In 2012, our family was once again out of town for Christmas, visiting family.
For the last 5 years, we have not had a Christmas Eve service in our own church, but near where my parents reside.
We’ve had a few rough first time Christmas Eve church visits, but this year was different.
Through a friend’s recommendation (itself a recommendation from one of their friends), we tried another local church in the area, about 15 minutes from where my parents live.
cWe checked out the church website ahead of time to find the location and directions. Their website was current, up to date, and the locations were easy to find. From the look of their facebook page, they are engaged in active community service.
Our Sunday Experience
The church meets in a public high school building for two morning services. We choose the 9.30am service. It was their Christmas celebration since they don’t have a gathering spot for an off-schedule Christmas Eve service.
I guess that there were about 400-500 people in attendance that morning, and it was a racially diverse crowd.
The Children’s ministry was closed for the day as some of them had a role in the music portion of the service. Some of the children’s ministry workers were there to share that information and guide us to the auditorium.
The music was good and high quality, covering four different genres for the multi-racial audience, and included traditional Christmas carols jazzed up in contemporary arrangements.
The sermon was simple yet profound, and easily accessible by believers and seekers alike. The pastor did a great job in explaining biblical terms when needed.
Overall, the experience of Sunday with this church has inspired me to return for a second visit, and bring a friend from this area who is looking for a church.
Key elements in the church hospitality
This church has many awesome processes with regards to their welcome experience.
This church has chosen to use parking attendants to help facilitate the rapid entry and parking of cars. I found this helpful as a first time visitor.
Since they meet in a high school, the only exterior signage was signboards directing people towards children’s ministry and the church. This was easily navigable and easy to find.
Greeters wore lanyards with church badges on them. In a church of this size, this helps designate “official people” approachable for questions if needed. The door greeters smiled and passed the bulletins, and the ones we interacted with seem genuinely excited to have been part of their church.
The church had placed ushers at major intersections in the auditorium to help guide people to seating and address any questions as needed. Again, most wore a lanyard with a church badge making them easy to identify.
The church had grown to such size that we could stay anonymous as possible and feel comfortable. Greeters and ushers are there if had questions or wanted to make small talk. If we were in a smaller church of under 150 people, I think we would have felt uncomfortable if small talk with folks was not an option. In a large crowd, we didn’t miss it or want it.

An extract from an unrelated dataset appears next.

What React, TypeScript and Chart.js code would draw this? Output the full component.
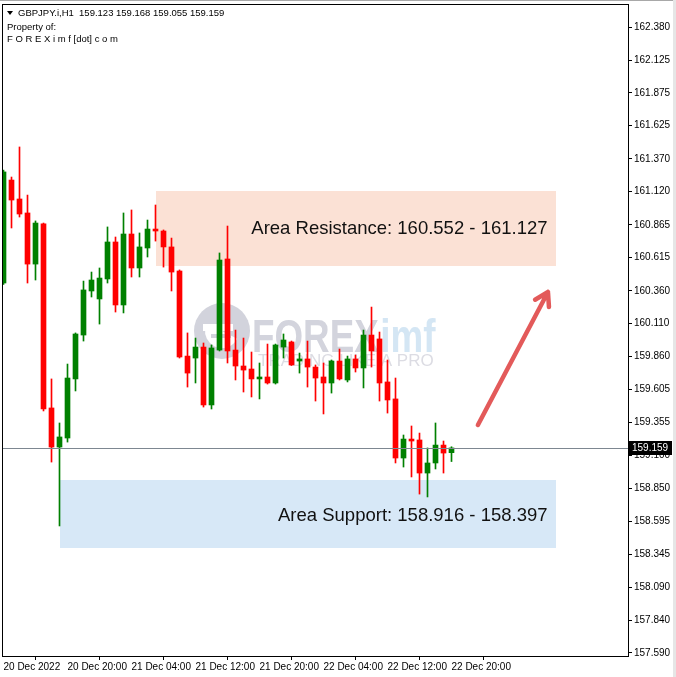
import React, { useEffect, useRef } from "react";
import { Chart, registerables } from "chart.js";

Chart.register(...registerables);

const symbolTitle = "GBPJPY.i,H1";
const propertyLine1 = "Property of:";
const propertyLine2 = "F O R E X i m f [dot] c o m";

const xTickBars = [0, 8, 16, 24, 32, 40, 48, 56];
const xTickLabels = [
  "20 Dec 2022",
  "20 Dec 20:00",
  "21 Dec 04:00",
  "21 Dec 12:00",
  "21 Dec 20:00",
  "22 Dec 04:00",
  "22 Dec 12:00",
  "22 Dec 20:00",
];
const yTickValues = [
  162.38, 162.125, 161.875, 161.625, 161.37, 161.12, 160.865, 160.615, 160.36, 160.11,
  159.86, 159.605, 159.355, 159.1, 158.85, 158.595, 158.345, 158.09, 157.84, 157.59,
];

const opens = [
  160.421, 161.209, 161.064, 160.957, 160.566, 160.873, 159.465, 159.166, 159.235, 159.687,
  160.023, 160.36, 160.299, 160.452, 160.735, 160.253, 160.796, 160.536, 160.689, 160.834,
  160.819, 160.697, 160.513, 159.862, 159.847, 159.931, 159.488, 159.908, 160.605, 159.908,
  159.786, 159.763, 159.687, 159.702, 159.656, 159.931, 159.97, 159.824, 159.84, 159.778,
  159.702, 159.656, 159.824, 159.679, 159.84, 159.771, 160.023, 159.993, 159.664, 159.534,
  159.082, 159.227, 159.22, 158.967, 159.044, 159.181, 159.123,
];
const highs = [
  161.285, 161.232, 161.462, 161.094, 160.896, 160.88, 159.687, 159.35, 159.801, 160.039,
  160.436, 160.505, 160.536, 160.85, 160.773, 160.957, 160.98, 160.804, 160.903, 161.018,
  160.827, 160.765, 160.521, 160.039, 160.0, 159.962, 159.947, 160.651, 160.857, 160.061,
  160.0, 159.893, 159.809, 159.954, 159.954, 160.031, 159.977, 159.885, 159.977, 159.794,
  159.809, 159.832, 159.916, 159.862, 159.87, 160.061, 160.237, 160.046, 159.832, 159.694,
  159.258, 159.327, 159.273, 159.159, 159.35, 159.212, 159.168,
];
const lows = [
  160.41, 160.842, 160.926, 160.421, 160.444, 159.442, 159.051, 158.562, 159.204, 159.595,
  159.977, 160.314, 160.107, 160.421, 160.199, 160.192, 160.467, 160.467, 160.62, 160.742,
  160.543, 160.36, 159.847, 159.625, 159.656, 159.472, 159.457, 159.901, 159.809, 159.679,
  159.587, 159.549, 159.534, 159.648, 159.648, 159.847, 159.79, 159.732, 159.625, 159.518,
  159.419, 159.579, 159.679, 159.664, 159.74, 159.618, 159.778, 159.518, 159.426, 159.044,
  159.013, 158.937, 158.806, 158.784, 158.998, 158.967, 159.055,
];
const closes = [
  161.271, 161.056, 160.949, 160.566, 160.88, 159.457, 159.166, 159.243, 159.694, 160.031,
  160.368, 160.444, 160.459, 160.735, 160.253, 160.796, 160.536, 160.697, 160.834, 160.819,
  160.697, 160.505, 159.855, 159.732, 159.931, 159.488, 159.924, 160.597, 159.901, 159.786,
  159.755, 159.687, 159.702, 159.656, 159.947, 159.985, 159.794, 159.84, 159.778, 159.694,
  159.656, 159.824, 159.687, 159.84, 159.771, 160.023, 159.901, 159.656, 159.526, 159.082,
  159.227, 159.212, 158.967, 159.044, 159.181, 159.12, 159.159,
];

// zones: [fromBar, toBar], [lowPrice, highPrice]
const resistanceBars = [19, 69];
const resistancePrices = [160.552, 161.127];
const supportBars = [7, 69];
const supportPrices = [158.397, 158.916];
const resistanceLabel = "Area Resistance: 160.552 - 161.127";
const supportLabel = "Area Support: 158.916 - 158.397";

// arrow: [bar, price]
const arrowStart = [59.3, 159.335];
const arrowEnd = [68.06, 160.352];

const watermarkMain = "FOREX";
const watermarkSub = "imf";
const watermarkTag = "TRADING LIKE A PRO";

const X_MIN = -0.1875;
const X_MAX = 78.0625;
const Y_MIN = 157.567;
const Y_MAX = 162.556;

const GREEN = "#008000";
const RED = "#ff0000";
const FONT = "'Liberation Sans', Arial, sans-serif";

export default function App() {
  const ref = useRef<HTMLCanvasElement>(null);

  useEffect(() => {
    const canvas = ref.current!;
    const idx = opens.map((_, i) => i);
    const colors = idx.map((i) => (closes[i] >= opens[i] ? GREEN : RED));
    const bodies = idx.map((i) => ({ x: i, y: [opens[i], closes[i]] }));
    const wicks = idx.map((i) => ({ x: i, y: [lows[i], highs[i]] }));
    const last = opens.length - 1;

    const overlay = {
      id: "overlay",
      beforeDraw(chart: any) {
        const ctx = chart.ctx;
        ctx.save();
        ctx.fillStyle = "#ffffff";
        ctx.fillRect(0, 0, chart.width, chart.height);
        ctx.restore();
      },
      beforeDatasetsDraw(chart: any) {
        const { ctx, chartArea: a, scales } = chart;
        const xs = scales.x;
        const ys = scales.y;
        ctx.save();
        ctx.beginPath();
        ctx.rect(a.left, a.top, a.right - a.left, a.bottom - a.top);
        ctx.clip();
        const zone = (bars: number[], prices: number[], color: string) => {
          const x1 = Math.round(xs.getPixelForValue(bars[0]));
          const x2 = Math.round(xs.getPixelForValue(bars[1]));
          const y1 = Math.round(ys.getPixelForValue(prices[1]));
          const y2 = Math.round(ys.getPixelForValue(prices[0]));
          ctx.fillStyle = color;
          ctx.fillRect(x1, y1, x2 - x1, y2 - y1);
        };
        zone(resistanceBars, resistancePrices, "#fbe1d5");
        zone(supportBars, supportPrices, "#d7e8f7");

        // watermark
        const cx = (a.left + a.right) / 2;
        const cy = (a.top + a.bottom) / 2;
        ctx.fillStyle = "#d2d3dc";
        ctx.beginPath();
        ctx.arc(cx - 93, cy + 1, 28, 0, Math.PI * 2);
        ctx.fill();
        ctx.fillStyle = "#ffffff";
        ctx.beginPath();
        ctx.arc(cx - 93, cy + 1, 17, Math.PI * 0.15, Math.PI * 1.05);
        ctx.lineTo(cx - 93, cy + 1);
        ctx.fill();
        ctx.fillRect(cx - 112, cy - 6, 30, 7);
        ctx.fillStyle = "#d2d3dc";
        ctx.fillRect(cx - 104, cy + 4, 20, 4);

        ctx.save();
        ctx.translate(cx - 63, cy + 22);
        ctx.scale(0.8, 1);
        ctx.font = `bold 46px ${FONT}`;
        ctx.textBaseline = "alphabetic";
        ctx.textAlign = "left";
        ctx.fillStyle = "#d3d4dd";
        ctx.fillText(watermarkMain, 0, 0);
        const w = ctx.measureText(watermarkMain).width;
        ctx.fillStyle = "#d4e6f4";
        ctx.fillText(watermarkSub, w + 2, 0);
        ctx.restore();

        ctx.font = `17px ${FONT}`;
        ctx.fillStyle = "#dcdce3";
        ctx.textAlign = "left";
        ctx.textBaseline = "alphabetic";
        ctx.fillText(watermarkTag, cx - 57, cy + 36);
        ctx.restore();
      },
      afterDatasetsDraw(chart: any) {
        const { ctx, chartArea: a, scales } = chart;
        const xs = scales.x;
        const ys = scales.y;
        ctx.save();
        ctx.beginPath();
        ctx.rect(a.left, a.top, a.right - a.left, a.bottom - a.top);
        ctx.clip();

        // zone labels
        ctx.font = `18.5px ${FONT}`;
        ctx.fillStyle = "#111111";
        ctx.textAlign = "right";
        ctx.textBaseline = "middle";
        const rx = xs.getPixelForValue(resistanceBars[1]) - 8;
        const ry = (ys.getPixelForValue(resistancePrices[0]) + ys.getPixelForValue(resistancePrices[1])) / 2;
        ctx.fillText(resistanceLabel, rx, ry + 1);
        const sx = xs.getPixelForValue(supportBars[1]) - 8;
        const sy = (ys.getPixelForValue(supportPrices[0]) + ys.getPixelForValue(supportPrices[1])) / 2;
        ctx.fillText(supportLabel, sx, sy + 2);

        // bid line
        const py = Math.round(ys.getPixelForValue(closes[last])) + 0.5;
        ctx.strokeStyle = "#7d8791";
        ctx.lineWidth = 1;
        ctx.beginPath();
        ctx.moveTo(a.left, py);
        ctx.lineTo(a.right, py);
        ctx.stroke();

        // arrow
        const ax1 = xs.getPixelForValue(arrowStart[0]);
        const ay1 = ys.getPixelForValue(arrowStart[1]);
        const ax2 = xs.getPixelForValue(arrowEnd[0]);
        const ay2 = ys.getPixelForValue(arrowEnd[1]);
        ctx.strokeStyle = "#e35a5a";
        ctx.lineWidth = 4.5;
        ctx.lineCap = "round";
        ctx.lineJoin = "round";
        ctx.beginPath();
        ctx.moveTo(ax1, ay1);
        ctx.lineTo(ax2, ay2);
        const ang = Math.atan2(ay2 - ay1, ax2 - ax1);
        for (const s of [-1, 1]) {
          const b = ang + Math.PI + s * 0.55;
          ctx.moveTo(ax2, ay2);
          ctx.lineTo(ax2 + 15 * Math.cos(b), ay2 + 15 * Math.sin(b));
        }
        ctx.stroke();
        ctx.restore();
      },
      afterDraw(chart: any) {
        const { ctx, chartArea: a, scales } = chart;
        const ys = scales.y;
        ctx.save();
        // frame
        ctx.strokeStyle = "#000000";
        ctx.lineWidth = 1;
        ctx.strokeRect(a.left + 0.5, a.top + 0.5, a.right - a.left, a.bottom - a.top);

        // outer window edges
        ctx.fillStyle = "#a8a8a8";
        ctx.fillRect(0, 0, chart.width, 1);
        ctx.fillStyle = "#e6e6e6";
        ctx.fillRect(chart.width - 3, 0, 3, chart.height);

        // header
        ctx.fillStyle = "#000000";
        ctx.beginPath();
        ctx.moveTo(7, 11);
        ctx.lineTo(13, 11);
        ctx.lineTo(10, 15);
        ctx.closePath();
        ctx.fill();
        ctx.font = `9.5px ${FONT}`;
        ctx.textAlign = "left";
        ctx.textBaseline = "middle";
        const hdr = `${symbolTitle}  ${opens[last].toFixed(3)} ${highs[last].toFixed(3)} ${lows[last].toFixed(3)} ${closes[last].toFixed(3)}`;
        ctx.fillText(hdr, 18, 13);
        ctx.fillText(propertyLine1, 7, 27);
        ctx.fillText(propertyLine2, 7, 39);

        // price label
        const py = Math.round(ys.getPixelForValue(closes[last]));
        ctx.fillStyle = "#000000";
        ctx.fillRect(a.right + 1, py - 7, 43, 14);
        ctx.fillStyle = "#ffffff";
        ctx.font = `10px ${FONT}`;
        ctx.textBaseline = "middle";
        ctx.fillText(closes[last].toFixed(3), a.right + 4, py + 0.5);
        ctx.restore();
      },
    };

    const chart = new Chart(canvas, {
      type: "bar",
      data: {
        datasets: [
          {
            data: wicks as any,
            backgroundColor: colors,
            barThickness: 1,
            grouped: false,
            borderWidth: 0,
            order: 2,
          },
          {
            data: bodies as any,
            backgroundColor: colors,
            barThickness: 5,
            grouped: false,
            borderWidth: 0,
            minBarLength: 1,
            order: 1,
          },
        ],
      },
      options: {
        animation: false,
        responsive: false,
        devicePixelRatio: 1,
        layout: { padding: { left: 2, top: 4, right: 0, bottom: 0 } },
        plugins: { legend: { display: false }, tooltip: { enabled: false } },
        scales: {
          x: {
            type: "linear",
            position: "bottom",
            min: X_MIN,
            max: X_MAX,
            offset: false,
            border: { display: false },
            grid: {
              display: true,
              drawOnChartArea: false,
              drawTicks: true,
              tickLength: 4,
              color: "#000000",
            },
            ticks: {
              align: "start",
              autoSkip: false,
              maxRotation: 0,
              minRotation: 0,
              padding: 1,
              color: "#000000",
              font: { family: FONT, size: 10 },
              callback: (v: any) => {
                const k = xTickBars.indexOf(Number(v));
                return k >= 0 ? xTickLabels[k] : "";
              },
            },
            afterBuildTicks: (s: any) => {
              s.ticks = xTickBars.map((v) => ({ value: v }));
            },
            afterFit: (s: any) => {
              s.height = 21;
              s.paddingLeft = 0;
              s.paddingRight = 0;
              s.paddingTop = 0;
              s.paddingBottom = 0;
            },
          },
          y: {
            type: "linear",
            position: "right",
            min: Y_MIN,
            max: Y_MAX,
            border: { display: false },
            grid: {
              display: true,
              drawOnChartArea: false,
              drawTicks: true,
              tickLength: 4,
              color: "#000000",
            },
            ticks: {
              padding: 2,
              color: "#000000",
              font: { family: FONT, size: 10 },
              callback: (v: any) => Number(v).toFixed(3),
            },
            afterBuildTicks: (s: any) => {
              s.ticks = yTickValues.map((v) => ({ value: v }));
            },
            afterFit: (s: any) => {
              s.width = 48;
              s.paddingTop = 0;
              s.paddingBottom = 0;
              s.paddingLeft = 0;
              s.paddingRight = 0;
            },
          },
        },
      } as any,
      plugins: [overlay],
    });
    return () => chart.destroy();
  }, []);

  return (
    <div style={{ position: "fixed", left: 0, top: 0, width: 676, height: 677, overflow: "hidden", background: "#fff" }}>
      <canvas ref={ref} width={676} height={677} style={{ display: "block", width: 676, height: 677 }} />
    </div>
  );
}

The church uses a connection card system for visitor contact information, and the pastor was clear about how to fill it out and take it to the welcome center for a free book. I liked his phrase:
If this is your first time here, or first time in a long time. . . ..
It wasn’t obligatory for us to fill out. Later, when I turned it in, the teaching pastor was at that tent making small talk with people.
Read more on the ministry guide for church ushers
When it came time for Scripture reading, ushers were called upon to pass out Bibles to people who didn’t have one with them. While that was going on, the pastor mentioned that if you don’t have one at home, consider that Bible a gift from the church and you are free to take it home.
At the end of the service, the church made prayer teams available in the space up front. I appreciated how they were introduced:
All of us carry some huge burdens at time and we’d like someone to pray for us. Even if this is your first time here, our teams are here to pray with you if you wish. If you want some confidential prayer, simply come up here and seek out a team.
Then the service was dismissed. We didn’t have to wait for prayer ministry to complete. It was presented as an option. The keyword that caught my attention was “confidential.” That shows tremendous sensitivity for church visitors.
Since they are a portable church without a physical location, their welcome center and coffee stand were under separate tents in an outdoor courtyard. Since this is South Central FL, the air temperature was cooperative with this kind of arrangement. The pastor who taught that morning was there making small talk with guests.
What might I suggest?
I didn’t feel underwhelmed by anything, nor was I aware of looking for something I couldn’t find. For the most part, I think this church has a great welcome experience.
While it is true that no one engaged us in conversation, we didn’t expect it in a church of this size. The size of the crowd was large enough that we didn’t feel like stuck out at visitors.
Yet the church was clear about simple ways we could engage in small talk if we wanted to: visit the welcome center.
My only suggestion for this church would be a small banner hanging on the tent that was welcome center to clearly designate that tent as the welcome center.
Would I return to this church?
I spent time talking with my family on the drive home. All of them remember prior Christmas Eve services and this one is the best so far of the last five years. They each talked about the music and the general feeling excitement.
As such, since we will be in town again this coming Sunday, we’ll make a second visit, and bring a friend and her husband with us.